How Do We Move from Fear to Faith?

By Marek Zabriskie

Years ago, Alan Jones, the Dean of Grace Cathedral in San Francisco, walked past a church in London, which had a sign out front that read, “We welcome all who worship, all who doubt, and all who want to move from fear to faith,” and he began to wonder, “how do we move from fear to faith?”

Jones says that we might begin by noting what faith is not. “Faith,” he said, “is not believing in fifteen impossible things before breakfast.” Rather, as an English monk once said the opposite of faith isn’t doubt, but rather certainty.

A lot of people confuse certainty with faith. But when you’re absolutely certain, there’s nothing to left learn. Your mind is already made up. You have either dismissed God or you have put God into a container where your understanding of God can no longer expand and where God can no longer surprise you.

Jones noted that we cannot move from fear to faith without knowing who we are. We are fundamentally works of art created by God. The Bible teaches us that God created us in God’s own image. God is essentially a creative force, according to the book of Genesis.

If each of us is a bespoke, one-of-a-kind creation made in the image of the God who created us, then we, too, are artists. We are co-creators with God. We were therefore born to create.

The former Dean of Canterbury Cathedral, Robert Willis, who recently came to Greenwich to serve as our Theologian-in-Residence at Christ Church for a week, reminded us during his visit that “We are never closer to God then when we are being creative.”

Dean Robert composes hymns and is a brilliant orator and preacher. He weaves words, thoughts, and ideas together like a sculptor carving one of the unbroken Celtic knots on a high cross in Ireland.

Think about this the next time that you are doing something creative that you love – arranging flowers, painting with water colors or acrylics, or playing the piano. Do you feel something special in the creative moment? Do you feel close to God? Do you feel like your real self?

Jones notes that when we were younger, we were told, “You’ve got to make something of your life” as if our life were block of wood that we could carve. How are you carving this one precious life that you have been given?

When our creativity is shut down we feel diminished, constrained, and held back. We long to be free to set free to create. The poet Mary Oliver wrote a poem about the end of life. She penned:

When it’s over, I want to say: all my life
I was a bride married to amazement.
I was the bridegroom, taking the world into my arms.

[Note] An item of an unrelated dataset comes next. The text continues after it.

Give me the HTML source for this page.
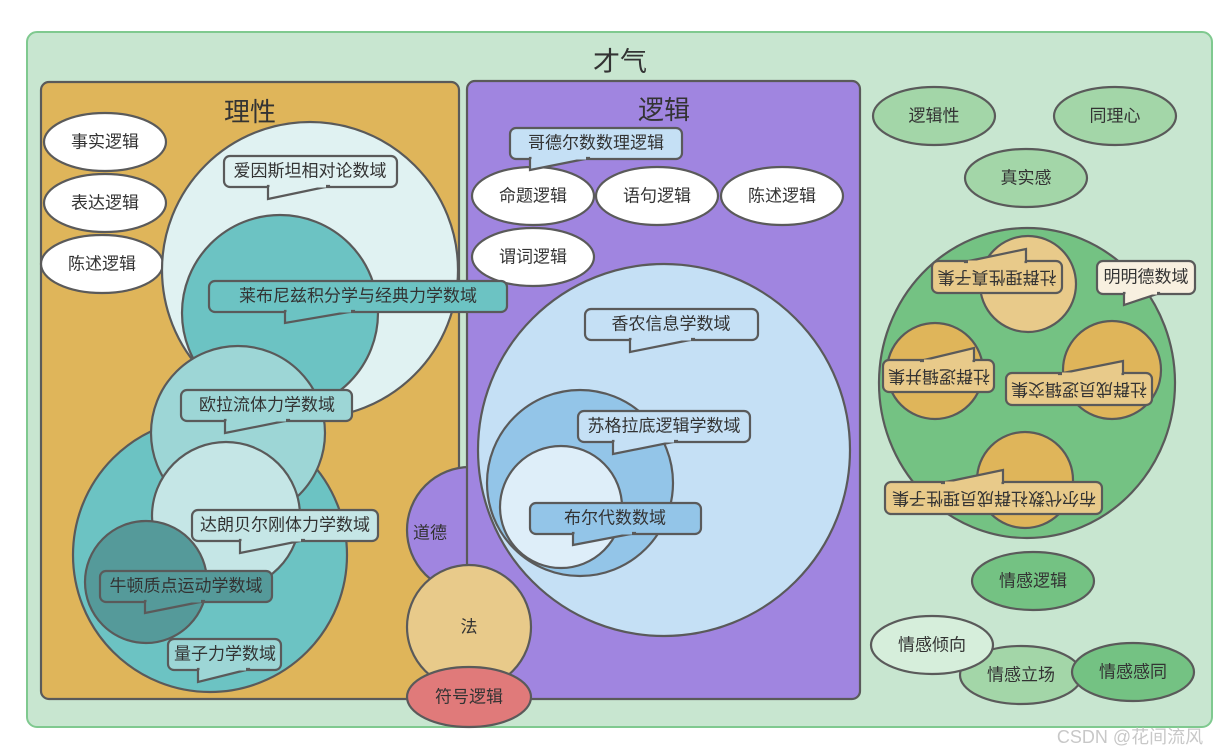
<!DOCTYPE html>
<html><head><meta charset="utf-8"><style>
html,body{margin:0;padding:0;background:#fff;}
svg{display:block;font-family:"Liberation Sans","Noto Sans CJK SC",sans-serif;}
text{fill:#333;text-anchor:middle;dominant-baseline:central;font-size:17px;}
.s{stroke:#5a5a5a;stroke-width:2.2;}
</style></head><body>
<svg width="1230" height="756" viewBox="0 0 1230 756">
<rect x="27" y="32" width="1185" height="695" rx="10" fill="#c8e6d0" stroke="#7fc98f" stroke-width="2"/>
<text x="620" y="62" style="font-size:27px">才气</text>

<!-- 理性 -->
<rect x="41" y="82" width="418" height="617" rx="8" fill="#dfb55a" class="s"/>
<text x="250" y="112" style="font-size:26px">理性</text>
<ellipse cx="105" cy="142" rx="61" ry="29" fill="#fff" class="s"/><text x="105" y="142">事实逻辑</text>
<ellipse cx="105" cy="203" rx="61" ry="29" fill="#fff" class="s"/><text x="105" y="203">表达逻辑</text>
<ellipse cx="102" cy="264" rx="61" ry="29" fill="#fff" class="s"/><text x="102" y="264">陈述逻辑</text>

<circle cx="310" cy="270" r="148" fill="#e0f2f2" class="s"/>
<circle cx="280" cy="313" r="98" fill="#6cc3c3" class="s"/>
<circle cx="210" cy="555" r="137" fill="#6cc3c3" class="s"/>
<circle cx="238" cy="433" r="87" fill="#9dd6d6" class="s"/>
<circle cx="226" cy="516" r="74" fill="#c5e6e6" class="s"/>
<circle cx="146" cy="582" r="61" fill="#559a9a" class="s"/>

<!-- 道德 (behind logic rect) -->
<circle cx="470" cy="530" r="63" fill="#a085e0" class="s"/>
<text x="430" y="533">道德</text>

<!-- 逻辑 -->
<rect x="467" y="81" width="393" height="618" rx="8" fill="#a085e0" class="s"/>
<text x="664" y="110" style="font-size:26px">逻辑</text>
<ellipse cx="533" cy="196" rx="61" ry="29" fill="#fff" class="s"/><text x="533" y="196">命题逻辑</text>
<ellipse cx="657" cy="196" rx="61" ry="29" fill="#fff" class="s"/><text x="657" y="196">语句逻辑</text>
<ellipse cx="782" cy="196" rx="61" ry="29" fill="#fff" class="s"/><text x="782" y="196">陈述逻辑</text>
<ellipse cx="533" cy="257" rx="61" ry="29" fill="#fff" class="s"/><text x="533" y="257">谓词逻辑</text>
<circle cx="664" cy="450" r="186" fill="#c5e0f5" class="s"/>
<circle cx="580" cy="483" r="93" fill="#93c5e8" class="s"/>
<circle cx="561" cy="507" r="61" fill="#deeef9" class="s"/>

<!-- 法 / 符号逻辑 -->
<circle cx="469" cy="627" r="62" fill="#e8ca8a" class="s"/>
<text x="469" y="627">法</text>
<ellipse cx="469" cy="697" rx="62" ry="30" fill="#e07a7a" class="s"/>
<text x="469" y="697">符号逻辑</text>

<!-- callouts -->
<g>
<rect x="224" y="156" width="173" height="31" rx="6" fill="#e0f2f2" class="s"/>
<polygon points="268,186 268,199 330,186" fill="#e0f2f2" class="s"/><line x1="269.5" y1="186" x2="326" y2="186" stroke="#e0f2f2" stroke-width="3"/>
<text x="310" y="171">爱因斯坦相对论数域</text>

<rect x="209" y="281" width="298" height="31" rx="6" fill="#6cc3c3" class="s"/>
<polygon points="285,311 285,323 355,311" fill="#6cc3c3" class="s"/><line x1="286.5" y1="311" x2="351" y2="311" stroke="#6cc3c3" stroke-width="3"/>
<text x="358" y="296">莱布尼兹积分学与经典力学数域</text>

<rect x="181" y="390" width="171" height="31" rx="6" fill="#9dd6d6" class="s"/>
<polygon points="225,420 225,433 290,420" fill="#9dd6d6" class="s"/><line x1="226.5" y1="420" x2="286" y2="420" stroke="#9dd6d6" stroke-width="3"/>
<text x="267" y="405">欧拉流体力学数域</text>

<rect x="192" y="510" width="186" height="31" rx="6" fill="#c5e6e6" class="s"/>
<polygon points="240,540 240,553 305,540" fill="#c5e6e6" class="s"/><line x1="241.5" y1="540" x2="301" y2="540" stroke="#c5e6e6" stroke-width="3"/>
<text x="285" y="525">达朗贝尔刚体力学数域</text>

<rect x="100" y="571" width="172" height="31" rx="6" fill="#559a9a" class="s"/>
<polygon points="145,601 145,613 205,601" fill="#559a9a" class="s"/><line x1="146.5" y1="601" x2="201" y2="601" stroke="#559a9a" stroke-width="3"/>
<text x="186" y="586">牛顿质点运动学数域</text>

<rect x="168" y="639" width="113" height="31" rx="6" fill="#9dd6d6" class="s"/>
<polygon points="198,669 198,682 250,669" fill="#9dd6d6" class="s"/><line x1="199.5" y1="669" x2="246" y2="669" stroke="#9dd6d6" stroke-width="3"/>
<text x="225" y="654">量子力学数域</text>

<rect x="510" y="128" width="172" height="31" rx="6" fill="#c5e0f5" class="s"/>
<polygon points="530,158 530,170 590,158" fill="#c5e0f5" class="s"/><line x1="531.5" y1="158" x2="586" y2="158" stroke="#c5e0f5" stroke-width="3"/>
<text x="596" y="143">哥德尔数数理逻辑</text>

<rect x="585" y="309" width="173" height="31" rx="6" fill="#c5e0f5" class="s"/>
<polygon points="630,339 630,352 695,339" fill="#c5e0f5" class="s"/><line x1="631.5" y1="339" x2="691" y2="339" stroke="#c5e0f5" stroke-width="3"/>
<text x="671" y="324">香农信息学数域</text>

<rect x="578" y="411" width="172" height="31" rx="6" fill="#c5e0f5" class="s"/>
<polygon points="613,441 613,454 678,441" fill="#c5e0f5" class="s"/><line x1="614.5" y1="441" x2="674" y2="441" stroke="#c5e0f5" stroke-width="3"/>
<text x="664" y="426">苏格拉底逻辑学数域</text>

<rect x="530" y="503" width="171" height="31" rx="6" fill="#93c5e8" class="s"/>
<polygon points="573,533 573,545 636,533" fill="#93c5e8" class="s"/><line x1="574.5" y1="533" x2="632" y2="533" stroke="#93c5e8" stroke-width="3"/>
<text x="615" y="518">布尔代数数域</text>
</g>

<!-- right side -->
<ellipse cx="934" cy="116" rx="61" ry="29" fill="#a3d6a8" class="s"/><text x="934" y="116">逻辑性</text>
<ellipse cx="1115" cy="116" rx="61" ry="29" fill="#a3d6a8" class="s"/><text x="1115" y="116">同理心</text>
<ellipse cx="1026" cy="178" rx="61" ry="29" fill="#a3d6a8" class="s"/><text x="1026" y="178">真实感</text>

<ellipse cx="1027" cy="383" rx="148" ry="155" fill="#74c283" class="s"/>
<circle cx="1028" cy="284" r="48" fill="#e8ca8a" class="s"/>
<circle cx="935" cy="371" r="48" fill="#dfb55a" class="s"/>
<circle cx="1112" cy="370" r="49" fill="#dfb55a" class="s"/>
<circle cx="1025" cy="480" r="48" fill="#dfb55a" class="s"/>

<g transform="rotate(180 997 277)">
<rect x="932" y="261" width="130" height="32" rx="6" fill="#e8ca8a" class="s"/>
<polygon points="968,292 968,305 1030,292" fill="#e8ca8a" class="s"/><line x1="969.5" y1="292" x2="1026" y2="292" stroke="#e8ca8a" stroke-width="3"/>
<text x="997" y="277">社群理性真子集</text>
</g>
<g transform="rotate(180 939 376)">
<rect x="884" y="360" width="111" height="32" rx="6" fill="#e8ca8a" class="s"/>
<polygon points="904,391 904,404 958,391" fill="#e8ca8a" class="s"/><line x1="905.5" y1="391" x2="954" y2="391" stroke="#e8ca8a" stroke-width="3"/>
<text x="939" y="376">社群逻辑并集</text>
</g>
<g transform="rotate(180 1079 389)">
<rect x="1006" y="373" width="146" height="32" rx="6" fill="#e8ca8a" class="s"/>
<polygon points="1035,404 1035,417 1100,404" fill="#e8ca8a" class="s"/><line x1="1036.5" y1="404" x2="1096" y2="404" stroke="#e8ca8a" stroke-width="3"/>
<text x="1079" y="389">社群成员逻辑交集</text>
</g>
<g transform="rotate(180 994 498)">
<rect x="886" y="482" width="217" height="32" rx="6" fill="#e8ca8a" class="s"/>
<polygon points="985,513 985,526 1047,513" fill="#e8ca8a" class="s"/><line x1="986.5" y1="513" x2="1043" y2="513" stroke="#e8ca8a" stroke-width="3"/>
<text x="994" y="498">布尔代数社群成员理性子集</text>
</g>

<rect x="1097" y="261" width="98" height="33" rx="6" fill="#f8f0e0" class="s"/>
<polygon points="1124,293 1124,305 1160,293" fill="#f8f0e0" class="s"/><line x1="1125.5" y1="293" x2="1157" y2="293" stroke="#f8f0e0" stroke-width="3"/>
<text x="1146" y="277">明明德数域</text>

<ellipse cx="1033" cy="581" rx="61" ry="29" fill="#74c283" class="s"/><text x="1033" y="581">情感逻辑</text>
<ellipse cx="1021" cy="675" rx="61" ry="29" fill="#a3d6a8" class="s"/><text x="1021" y="675">情感立场</text>
<ellipse cx="932" cy="645" rx="61" ry="29" fill="#d6eedb" class="s"/><text x="932" y="645">情感倾向</text>
<ellipse cx="1133" cy="672" rx="61" ry="29" fill="#74c283" class="s"/><text x="1133" y="672">情感感同</text>

<text x="1130" y="737" style="font-size:18px;fill:#c8c8c8">CSDN @花间流风</text>
</svg>
</body></html>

When it’s over, I don’t want to wonder
if I have made of my life something particular, and real.
I don’t want to find myself sighing and frightened,
Or full of argument.

I don’t want to end up simply having visited this world.

So, how do we move from fear to faith? We do so by waking up to life in its fullest dimensions and by taking control of our lives and shaping them in accord with what trust God has designed us to do and not under the constraints of what someone else will let us do. We do so by tapping our own creative energies and putting them to work.

Christ comes to us in a thousand ways to guide us, if we are awake with a desire for God. Hear the words of Derek Wolcott’s wonderful poem, “Love after Love.”

The time will come
when, with elation
you will greet yourself arriving
at your own door, in your own mirror
and each will smile at the other’s welcome,

and say, sit here. Eat.
You will love again the stranger who was yourself.
Give wine. Give bread. Give back your heart
to itself, to the stranger who has loved you

all your life, whom you ignored
for another, who knows you by heart.
Take down the love letters from the bookshelf,

the photographs, the desperate notes,
peel your own image from the mirror.
Sit. Feast on your life.

Take time to look in the mirror today. What do you see? If you are honest you will see someone beautiful and unique. There is no one else like you in the world. You are a bespoke creation by God.

You are one of those special people who hold the world together. You are a source of connection and hope for others, and they are counting on you.

So, be gentle with yourself because it is Advent. Jesus is coming and is closer than you can imagine. He will come when we least expect him at different hours of the day. May He be reborn in you this Christmas as you prepare the creche in your heart for Him to find rest.

The Rev. Marek Zabriskie is Rector of Christ Church Greenwich.